• What you are asked to do
Find each line with "this" and copy it.

▶

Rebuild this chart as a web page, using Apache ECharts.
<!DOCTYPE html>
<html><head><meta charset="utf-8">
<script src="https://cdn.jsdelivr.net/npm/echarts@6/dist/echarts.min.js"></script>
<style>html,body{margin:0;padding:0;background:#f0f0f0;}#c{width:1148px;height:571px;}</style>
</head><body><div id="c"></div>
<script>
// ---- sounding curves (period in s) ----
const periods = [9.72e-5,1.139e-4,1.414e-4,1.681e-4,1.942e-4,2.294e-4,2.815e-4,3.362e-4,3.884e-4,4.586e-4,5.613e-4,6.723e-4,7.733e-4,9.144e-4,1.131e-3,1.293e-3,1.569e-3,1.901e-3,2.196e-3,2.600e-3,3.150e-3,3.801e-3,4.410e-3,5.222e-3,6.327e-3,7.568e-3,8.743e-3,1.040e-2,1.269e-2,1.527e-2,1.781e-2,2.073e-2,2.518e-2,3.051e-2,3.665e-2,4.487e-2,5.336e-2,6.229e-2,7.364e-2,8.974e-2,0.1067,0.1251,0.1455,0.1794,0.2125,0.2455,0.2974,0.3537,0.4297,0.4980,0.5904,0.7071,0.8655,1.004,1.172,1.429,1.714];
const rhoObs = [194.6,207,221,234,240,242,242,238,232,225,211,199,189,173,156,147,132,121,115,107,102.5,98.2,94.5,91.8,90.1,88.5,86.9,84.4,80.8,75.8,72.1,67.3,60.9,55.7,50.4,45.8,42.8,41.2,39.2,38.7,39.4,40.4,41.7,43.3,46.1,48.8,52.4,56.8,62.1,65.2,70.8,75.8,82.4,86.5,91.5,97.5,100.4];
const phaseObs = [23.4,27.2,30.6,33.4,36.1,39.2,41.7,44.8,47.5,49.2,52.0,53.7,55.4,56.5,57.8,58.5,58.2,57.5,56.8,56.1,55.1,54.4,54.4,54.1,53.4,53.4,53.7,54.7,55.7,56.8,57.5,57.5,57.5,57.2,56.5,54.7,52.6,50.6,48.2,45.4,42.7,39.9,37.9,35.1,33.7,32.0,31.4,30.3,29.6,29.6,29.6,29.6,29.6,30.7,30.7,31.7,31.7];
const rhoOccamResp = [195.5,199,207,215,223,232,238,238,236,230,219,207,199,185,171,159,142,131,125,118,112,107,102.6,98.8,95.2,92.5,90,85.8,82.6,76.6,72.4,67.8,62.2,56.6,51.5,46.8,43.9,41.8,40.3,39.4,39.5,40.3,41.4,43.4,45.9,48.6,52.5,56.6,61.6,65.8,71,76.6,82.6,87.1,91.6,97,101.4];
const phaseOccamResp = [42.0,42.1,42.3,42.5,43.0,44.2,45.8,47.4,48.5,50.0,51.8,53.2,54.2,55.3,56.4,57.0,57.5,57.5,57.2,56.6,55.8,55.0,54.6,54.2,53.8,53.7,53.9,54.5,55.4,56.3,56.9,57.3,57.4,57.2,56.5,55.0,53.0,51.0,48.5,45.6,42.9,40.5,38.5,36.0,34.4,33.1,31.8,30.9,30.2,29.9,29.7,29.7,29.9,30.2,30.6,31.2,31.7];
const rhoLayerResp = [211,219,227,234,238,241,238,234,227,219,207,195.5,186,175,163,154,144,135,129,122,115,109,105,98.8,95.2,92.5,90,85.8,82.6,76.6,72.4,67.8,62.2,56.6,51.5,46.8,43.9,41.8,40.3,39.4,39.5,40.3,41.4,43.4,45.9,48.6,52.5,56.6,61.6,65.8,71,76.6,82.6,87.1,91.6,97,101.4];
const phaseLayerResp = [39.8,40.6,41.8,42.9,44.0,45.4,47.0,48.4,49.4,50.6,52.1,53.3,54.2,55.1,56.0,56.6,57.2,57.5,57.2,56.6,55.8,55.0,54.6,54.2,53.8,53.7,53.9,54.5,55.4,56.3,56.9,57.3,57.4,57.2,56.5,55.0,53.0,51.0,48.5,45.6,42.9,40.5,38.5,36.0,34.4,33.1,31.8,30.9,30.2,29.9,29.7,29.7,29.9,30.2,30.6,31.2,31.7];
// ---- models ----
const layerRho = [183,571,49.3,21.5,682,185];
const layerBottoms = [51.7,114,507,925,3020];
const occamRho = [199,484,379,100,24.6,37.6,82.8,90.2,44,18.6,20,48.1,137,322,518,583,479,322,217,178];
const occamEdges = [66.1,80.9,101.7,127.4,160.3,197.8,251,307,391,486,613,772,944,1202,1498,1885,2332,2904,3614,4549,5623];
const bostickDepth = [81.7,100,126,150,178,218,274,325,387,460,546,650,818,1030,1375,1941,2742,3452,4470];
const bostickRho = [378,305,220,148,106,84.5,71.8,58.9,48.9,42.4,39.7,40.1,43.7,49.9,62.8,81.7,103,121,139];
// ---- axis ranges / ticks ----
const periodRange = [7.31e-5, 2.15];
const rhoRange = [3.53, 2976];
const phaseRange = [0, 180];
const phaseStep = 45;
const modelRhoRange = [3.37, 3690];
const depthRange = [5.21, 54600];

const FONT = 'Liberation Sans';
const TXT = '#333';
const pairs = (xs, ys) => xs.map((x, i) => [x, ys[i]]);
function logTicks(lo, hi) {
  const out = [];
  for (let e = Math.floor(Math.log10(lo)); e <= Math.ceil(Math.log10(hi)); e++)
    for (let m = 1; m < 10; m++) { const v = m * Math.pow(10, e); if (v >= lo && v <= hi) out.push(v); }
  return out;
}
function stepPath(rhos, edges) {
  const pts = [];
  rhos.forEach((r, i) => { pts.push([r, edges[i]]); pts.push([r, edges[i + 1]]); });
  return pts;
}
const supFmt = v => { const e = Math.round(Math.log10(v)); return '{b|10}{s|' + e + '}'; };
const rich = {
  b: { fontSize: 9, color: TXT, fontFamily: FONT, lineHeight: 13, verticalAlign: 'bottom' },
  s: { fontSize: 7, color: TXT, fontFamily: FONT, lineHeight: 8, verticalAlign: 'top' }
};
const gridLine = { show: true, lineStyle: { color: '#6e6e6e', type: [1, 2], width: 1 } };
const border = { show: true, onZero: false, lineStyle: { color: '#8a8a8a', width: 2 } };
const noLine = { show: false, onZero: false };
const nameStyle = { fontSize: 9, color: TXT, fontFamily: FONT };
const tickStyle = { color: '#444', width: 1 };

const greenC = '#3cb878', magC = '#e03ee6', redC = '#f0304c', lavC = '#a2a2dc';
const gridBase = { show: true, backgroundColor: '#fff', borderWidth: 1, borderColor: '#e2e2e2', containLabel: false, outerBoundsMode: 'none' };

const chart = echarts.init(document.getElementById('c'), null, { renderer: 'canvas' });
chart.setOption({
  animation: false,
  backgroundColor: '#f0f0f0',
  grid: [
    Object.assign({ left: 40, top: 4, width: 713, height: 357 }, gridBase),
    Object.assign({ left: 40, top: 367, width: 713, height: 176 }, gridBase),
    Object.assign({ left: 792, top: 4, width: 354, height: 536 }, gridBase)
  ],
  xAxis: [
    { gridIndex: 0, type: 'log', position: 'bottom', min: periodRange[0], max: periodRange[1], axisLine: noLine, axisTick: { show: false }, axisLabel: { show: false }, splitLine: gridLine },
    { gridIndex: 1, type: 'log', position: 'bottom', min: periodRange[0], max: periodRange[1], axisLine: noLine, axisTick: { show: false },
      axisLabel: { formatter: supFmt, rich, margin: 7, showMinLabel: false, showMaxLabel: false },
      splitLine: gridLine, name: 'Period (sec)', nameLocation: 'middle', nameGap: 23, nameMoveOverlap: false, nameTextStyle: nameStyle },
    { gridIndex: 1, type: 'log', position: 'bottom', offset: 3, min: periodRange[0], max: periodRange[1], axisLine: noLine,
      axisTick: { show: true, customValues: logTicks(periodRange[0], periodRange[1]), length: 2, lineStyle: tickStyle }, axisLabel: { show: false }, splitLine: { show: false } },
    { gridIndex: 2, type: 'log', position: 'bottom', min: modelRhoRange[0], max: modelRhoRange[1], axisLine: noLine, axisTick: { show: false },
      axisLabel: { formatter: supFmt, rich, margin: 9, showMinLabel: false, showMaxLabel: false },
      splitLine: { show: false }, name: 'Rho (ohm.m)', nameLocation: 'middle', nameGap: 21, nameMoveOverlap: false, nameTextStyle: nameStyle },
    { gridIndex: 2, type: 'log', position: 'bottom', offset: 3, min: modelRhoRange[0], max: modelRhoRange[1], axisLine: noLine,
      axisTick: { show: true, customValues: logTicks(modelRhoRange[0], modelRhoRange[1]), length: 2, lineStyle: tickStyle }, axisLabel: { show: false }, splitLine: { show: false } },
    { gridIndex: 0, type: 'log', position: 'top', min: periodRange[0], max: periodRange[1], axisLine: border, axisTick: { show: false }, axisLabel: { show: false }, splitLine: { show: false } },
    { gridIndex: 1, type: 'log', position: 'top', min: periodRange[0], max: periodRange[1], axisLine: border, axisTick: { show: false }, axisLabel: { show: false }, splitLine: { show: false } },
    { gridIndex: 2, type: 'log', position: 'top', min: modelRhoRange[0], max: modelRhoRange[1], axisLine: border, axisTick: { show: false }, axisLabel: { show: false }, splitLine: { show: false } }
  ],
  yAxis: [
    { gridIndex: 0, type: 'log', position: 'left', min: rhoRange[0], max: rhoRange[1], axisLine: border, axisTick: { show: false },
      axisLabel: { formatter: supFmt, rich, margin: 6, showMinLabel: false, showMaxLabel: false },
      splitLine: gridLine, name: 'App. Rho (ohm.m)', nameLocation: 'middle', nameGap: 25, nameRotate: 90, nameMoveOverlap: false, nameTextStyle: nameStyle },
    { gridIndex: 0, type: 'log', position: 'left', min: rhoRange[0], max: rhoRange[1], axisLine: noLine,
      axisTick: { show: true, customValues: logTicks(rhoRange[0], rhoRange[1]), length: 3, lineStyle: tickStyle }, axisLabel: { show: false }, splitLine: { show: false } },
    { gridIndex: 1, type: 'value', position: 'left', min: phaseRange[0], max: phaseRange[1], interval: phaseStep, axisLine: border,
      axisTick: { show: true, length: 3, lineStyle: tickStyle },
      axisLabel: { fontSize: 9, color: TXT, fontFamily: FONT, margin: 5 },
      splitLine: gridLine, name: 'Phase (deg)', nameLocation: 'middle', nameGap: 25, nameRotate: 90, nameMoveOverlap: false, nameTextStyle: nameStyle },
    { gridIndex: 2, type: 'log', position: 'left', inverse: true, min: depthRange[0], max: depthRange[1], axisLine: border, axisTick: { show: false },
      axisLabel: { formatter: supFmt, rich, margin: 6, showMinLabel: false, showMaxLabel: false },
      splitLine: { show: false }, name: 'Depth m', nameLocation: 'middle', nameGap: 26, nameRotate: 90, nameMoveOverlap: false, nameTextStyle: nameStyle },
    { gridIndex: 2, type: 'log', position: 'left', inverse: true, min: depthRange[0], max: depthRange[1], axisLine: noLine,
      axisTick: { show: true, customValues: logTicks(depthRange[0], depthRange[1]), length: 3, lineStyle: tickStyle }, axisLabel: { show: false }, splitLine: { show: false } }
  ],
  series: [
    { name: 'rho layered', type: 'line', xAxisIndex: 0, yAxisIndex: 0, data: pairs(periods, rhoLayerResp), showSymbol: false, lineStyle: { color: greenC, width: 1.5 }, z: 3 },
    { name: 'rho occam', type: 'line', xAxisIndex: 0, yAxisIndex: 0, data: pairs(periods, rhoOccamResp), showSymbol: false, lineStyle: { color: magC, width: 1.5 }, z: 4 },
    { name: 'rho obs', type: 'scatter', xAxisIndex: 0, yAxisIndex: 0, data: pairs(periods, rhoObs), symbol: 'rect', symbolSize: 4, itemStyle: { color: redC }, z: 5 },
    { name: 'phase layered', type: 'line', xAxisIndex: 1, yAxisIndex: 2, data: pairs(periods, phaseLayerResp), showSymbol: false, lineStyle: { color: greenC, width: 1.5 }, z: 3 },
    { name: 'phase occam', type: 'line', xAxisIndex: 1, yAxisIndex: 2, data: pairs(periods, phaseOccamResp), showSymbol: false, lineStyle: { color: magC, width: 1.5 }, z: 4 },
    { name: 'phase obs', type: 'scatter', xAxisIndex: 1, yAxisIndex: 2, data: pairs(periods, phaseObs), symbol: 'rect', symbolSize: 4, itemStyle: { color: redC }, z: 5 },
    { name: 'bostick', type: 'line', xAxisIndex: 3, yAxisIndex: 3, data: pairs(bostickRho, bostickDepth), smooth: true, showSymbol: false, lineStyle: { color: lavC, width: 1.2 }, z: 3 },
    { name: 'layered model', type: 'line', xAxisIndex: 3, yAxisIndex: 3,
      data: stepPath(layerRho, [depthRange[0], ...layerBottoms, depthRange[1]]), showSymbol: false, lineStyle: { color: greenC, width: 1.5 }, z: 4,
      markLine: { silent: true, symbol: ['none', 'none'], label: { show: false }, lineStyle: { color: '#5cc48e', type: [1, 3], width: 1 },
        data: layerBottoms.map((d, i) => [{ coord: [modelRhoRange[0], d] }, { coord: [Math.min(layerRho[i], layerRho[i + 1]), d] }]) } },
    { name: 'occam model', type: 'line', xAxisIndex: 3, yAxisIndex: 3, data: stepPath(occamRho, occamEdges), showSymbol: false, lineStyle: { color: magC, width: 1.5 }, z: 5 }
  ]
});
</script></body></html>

◀
▶

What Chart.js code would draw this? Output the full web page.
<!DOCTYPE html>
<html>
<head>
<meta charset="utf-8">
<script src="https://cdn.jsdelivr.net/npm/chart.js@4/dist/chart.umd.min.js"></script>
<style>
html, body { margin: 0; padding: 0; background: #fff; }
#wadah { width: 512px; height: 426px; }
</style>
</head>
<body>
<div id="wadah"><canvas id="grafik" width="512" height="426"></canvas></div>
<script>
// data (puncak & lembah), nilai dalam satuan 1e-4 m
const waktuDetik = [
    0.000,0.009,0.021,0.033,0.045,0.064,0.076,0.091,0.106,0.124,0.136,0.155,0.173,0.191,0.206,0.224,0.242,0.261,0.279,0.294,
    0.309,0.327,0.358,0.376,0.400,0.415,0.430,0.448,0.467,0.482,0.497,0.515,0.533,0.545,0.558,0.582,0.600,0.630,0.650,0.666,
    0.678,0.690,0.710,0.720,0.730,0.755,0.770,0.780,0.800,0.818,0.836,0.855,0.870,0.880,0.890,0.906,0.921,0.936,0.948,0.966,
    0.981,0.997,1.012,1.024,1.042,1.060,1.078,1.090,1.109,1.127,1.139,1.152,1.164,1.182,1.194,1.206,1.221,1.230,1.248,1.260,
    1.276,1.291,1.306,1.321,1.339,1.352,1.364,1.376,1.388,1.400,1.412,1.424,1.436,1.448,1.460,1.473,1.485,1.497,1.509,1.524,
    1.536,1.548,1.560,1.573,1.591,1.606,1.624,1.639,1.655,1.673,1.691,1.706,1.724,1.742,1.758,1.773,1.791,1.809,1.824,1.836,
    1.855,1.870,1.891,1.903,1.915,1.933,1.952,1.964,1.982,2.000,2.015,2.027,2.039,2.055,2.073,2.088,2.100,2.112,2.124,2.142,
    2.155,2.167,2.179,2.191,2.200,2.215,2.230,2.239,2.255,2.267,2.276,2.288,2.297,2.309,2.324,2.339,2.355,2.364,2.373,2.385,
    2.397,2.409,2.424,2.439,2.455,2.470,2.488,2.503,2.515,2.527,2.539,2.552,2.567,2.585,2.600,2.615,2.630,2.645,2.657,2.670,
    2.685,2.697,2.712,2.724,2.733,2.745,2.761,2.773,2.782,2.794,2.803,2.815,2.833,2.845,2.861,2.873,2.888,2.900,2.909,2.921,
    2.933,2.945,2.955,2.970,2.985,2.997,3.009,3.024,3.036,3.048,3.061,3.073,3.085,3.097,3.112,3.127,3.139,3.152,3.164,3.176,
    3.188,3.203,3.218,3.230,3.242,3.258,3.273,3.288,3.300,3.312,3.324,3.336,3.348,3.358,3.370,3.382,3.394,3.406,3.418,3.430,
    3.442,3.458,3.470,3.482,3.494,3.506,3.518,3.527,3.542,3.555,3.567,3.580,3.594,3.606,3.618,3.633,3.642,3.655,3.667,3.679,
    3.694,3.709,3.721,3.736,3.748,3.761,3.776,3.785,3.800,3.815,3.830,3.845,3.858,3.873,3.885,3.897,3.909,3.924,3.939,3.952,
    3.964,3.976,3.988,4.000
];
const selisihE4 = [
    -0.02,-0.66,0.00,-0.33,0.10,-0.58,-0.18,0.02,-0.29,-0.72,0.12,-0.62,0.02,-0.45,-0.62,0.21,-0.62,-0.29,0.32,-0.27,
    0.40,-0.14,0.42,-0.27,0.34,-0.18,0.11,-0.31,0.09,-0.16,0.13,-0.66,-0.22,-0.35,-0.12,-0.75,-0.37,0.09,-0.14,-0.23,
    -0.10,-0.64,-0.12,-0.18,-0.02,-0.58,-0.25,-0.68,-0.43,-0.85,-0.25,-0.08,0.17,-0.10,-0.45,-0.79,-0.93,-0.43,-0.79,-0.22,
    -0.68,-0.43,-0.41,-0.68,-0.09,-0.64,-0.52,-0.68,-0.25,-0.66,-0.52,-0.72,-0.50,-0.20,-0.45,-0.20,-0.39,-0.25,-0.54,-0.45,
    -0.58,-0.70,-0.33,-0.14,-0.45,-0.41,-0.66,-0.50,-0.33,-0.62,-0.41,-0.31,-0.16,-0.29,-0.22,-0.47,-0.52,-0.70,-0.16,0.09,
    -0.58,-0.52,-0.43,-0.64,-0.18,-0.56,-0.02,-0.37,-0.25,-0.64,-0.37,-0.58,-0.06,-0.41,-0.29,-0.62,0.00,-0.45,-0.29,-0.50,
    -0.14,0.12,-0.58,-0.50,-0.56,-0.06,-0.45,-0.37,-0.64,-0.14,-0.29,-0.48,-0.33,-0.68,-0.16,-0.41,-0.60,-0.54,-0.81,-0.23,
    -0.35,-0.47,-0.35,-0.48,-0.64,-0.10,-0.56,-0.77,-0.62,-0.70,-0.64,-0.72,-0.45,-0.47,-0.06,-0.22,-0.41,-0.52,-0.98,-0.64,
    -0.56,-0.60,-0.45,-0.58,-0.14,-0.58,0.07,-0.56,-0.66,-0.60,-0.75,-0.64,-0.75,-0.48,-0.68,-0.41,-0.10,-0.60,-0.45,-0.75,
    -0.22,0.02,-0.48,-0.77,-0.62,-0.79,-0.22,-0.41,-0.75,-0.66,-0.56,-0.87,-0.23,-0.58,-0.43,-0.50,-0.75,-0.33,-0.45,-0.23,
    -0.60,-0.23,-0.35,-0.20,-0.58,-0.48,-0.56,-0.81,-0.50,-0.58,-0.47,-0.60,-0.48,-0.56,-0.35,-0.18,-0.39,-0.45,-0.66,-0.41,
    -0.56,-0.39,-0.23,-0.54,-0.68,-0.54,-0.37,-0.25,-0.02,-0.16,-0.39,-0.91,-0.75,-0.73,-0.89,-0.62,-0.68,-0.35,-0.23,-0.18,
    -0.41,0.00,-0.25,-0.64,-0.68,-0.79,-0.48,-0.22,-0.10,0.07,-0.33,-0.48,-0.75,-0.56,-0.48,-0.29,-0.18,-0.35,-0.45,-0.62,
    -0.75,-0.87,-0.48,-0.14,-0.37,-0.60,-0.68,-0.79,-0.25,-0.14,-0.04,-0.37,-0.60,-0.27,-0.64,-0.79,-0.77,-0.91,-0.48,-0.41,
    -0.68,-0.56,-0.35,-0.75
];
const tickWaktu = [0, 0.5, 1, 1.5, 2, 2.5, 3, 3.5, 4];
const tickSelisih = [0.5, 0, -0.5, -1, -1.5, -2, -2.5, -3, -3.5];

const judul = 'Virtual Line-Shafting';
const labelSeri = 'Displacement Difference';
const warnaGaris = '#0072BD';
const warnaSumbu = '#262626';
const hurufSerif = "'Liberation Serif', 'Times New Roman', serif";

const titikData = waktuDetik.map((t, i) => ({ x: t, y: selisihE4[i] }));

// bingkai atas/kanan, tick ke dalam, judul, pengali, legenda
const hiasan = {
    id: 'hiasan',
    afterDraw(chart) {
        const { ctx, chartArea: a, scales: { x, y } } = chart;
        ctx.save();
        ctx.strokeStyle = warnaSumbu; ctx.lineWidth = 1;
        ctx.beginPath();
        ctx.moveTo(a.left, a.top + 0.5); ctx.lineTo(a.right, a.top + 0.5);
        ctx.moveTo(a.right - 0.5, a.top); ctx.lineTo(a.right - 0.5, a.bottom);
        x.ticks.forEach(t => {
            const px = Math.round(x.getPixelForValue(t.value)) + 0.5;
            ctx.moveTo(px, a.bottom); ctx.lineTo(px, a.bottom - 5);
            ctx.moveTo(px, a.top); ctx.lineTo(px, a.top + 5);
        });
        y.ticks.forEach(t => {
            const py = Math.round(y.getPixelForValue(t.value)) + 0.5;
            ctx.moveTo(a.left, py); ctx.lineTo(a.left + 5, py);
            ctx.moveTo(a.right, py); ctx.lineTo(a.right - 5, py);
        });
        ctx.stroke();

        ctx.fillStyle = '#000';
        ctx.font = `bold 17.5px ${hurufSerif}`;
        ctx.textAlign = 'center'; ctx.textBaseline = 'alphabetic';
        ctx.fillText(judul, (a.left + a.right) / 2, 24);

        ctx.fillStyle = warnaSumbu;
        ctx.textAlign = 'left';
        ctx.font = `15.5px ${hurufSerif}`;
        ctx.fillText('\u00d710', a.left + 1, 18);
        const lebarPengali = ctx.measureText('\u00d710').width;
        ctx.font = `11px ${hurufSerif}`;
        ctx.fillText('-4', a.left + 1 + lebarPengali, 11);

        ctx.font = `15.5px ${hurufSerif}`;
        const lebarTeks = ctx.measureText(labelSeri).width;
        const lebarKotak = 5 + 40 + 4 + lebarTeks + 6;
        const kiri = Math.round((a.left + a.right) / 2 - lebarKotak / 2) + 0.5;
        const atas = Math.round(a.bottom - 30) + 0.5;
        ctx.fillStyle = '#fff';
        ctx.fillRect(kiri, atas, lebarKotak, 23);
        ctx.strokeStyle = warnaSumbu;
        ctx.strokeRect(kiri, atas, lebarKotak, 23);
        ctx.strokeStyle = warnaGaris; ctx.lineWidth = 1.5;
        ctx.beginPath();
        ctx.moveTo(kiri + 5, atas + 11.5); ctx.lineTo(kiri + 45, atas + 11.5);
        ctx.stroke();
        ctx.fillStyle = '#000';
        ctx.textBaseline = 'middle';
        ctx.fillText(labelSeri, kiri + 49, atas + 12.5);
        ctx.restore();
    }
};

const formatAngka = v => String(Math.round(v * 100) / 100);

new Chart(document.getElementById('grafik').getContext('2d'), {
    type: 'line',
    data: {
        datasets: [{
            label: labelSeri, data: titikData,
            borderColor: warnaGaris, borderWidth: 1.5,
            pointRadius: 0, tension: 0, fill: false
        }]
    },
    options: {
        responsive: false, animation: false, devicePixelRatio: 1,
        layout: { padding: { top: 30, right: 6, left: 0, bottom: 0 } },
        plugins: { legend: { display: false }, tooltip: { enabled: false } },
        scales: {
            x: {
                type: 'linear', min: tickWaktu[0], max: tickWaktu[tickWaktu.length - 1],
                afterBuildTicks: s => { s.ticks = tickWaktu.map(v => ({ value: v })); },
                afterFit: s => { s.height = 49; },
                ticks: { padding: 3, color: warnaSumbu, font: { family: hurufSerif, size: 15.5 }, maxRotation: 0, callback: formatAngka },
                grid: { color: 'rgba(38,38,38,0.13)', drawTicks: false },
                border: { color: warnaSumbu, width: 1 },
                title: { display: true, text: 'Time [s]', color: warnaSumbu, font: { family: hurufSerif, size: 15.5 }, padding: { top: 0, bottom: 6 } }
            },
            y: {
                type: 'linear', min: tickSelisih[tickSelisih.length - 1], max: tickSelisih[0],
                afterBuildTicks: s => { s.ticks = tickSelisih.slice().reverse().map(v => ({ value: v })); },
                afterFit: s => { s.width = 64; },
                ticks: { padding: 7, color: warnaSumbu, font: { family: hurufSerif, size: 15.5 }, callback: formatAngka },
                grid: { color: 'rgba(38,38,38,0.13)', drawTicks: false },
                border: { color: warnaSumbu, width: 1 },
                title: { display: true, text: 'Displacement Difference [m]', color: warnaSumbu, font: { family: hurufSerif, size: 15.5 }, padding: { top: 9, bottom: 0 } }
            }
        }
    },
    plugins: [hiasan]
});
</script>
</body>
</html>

◀

• Output of the task
Rebuild this chart as a web page, using Apache ECharts.
What Chart.js code would draw this? Output the full web page.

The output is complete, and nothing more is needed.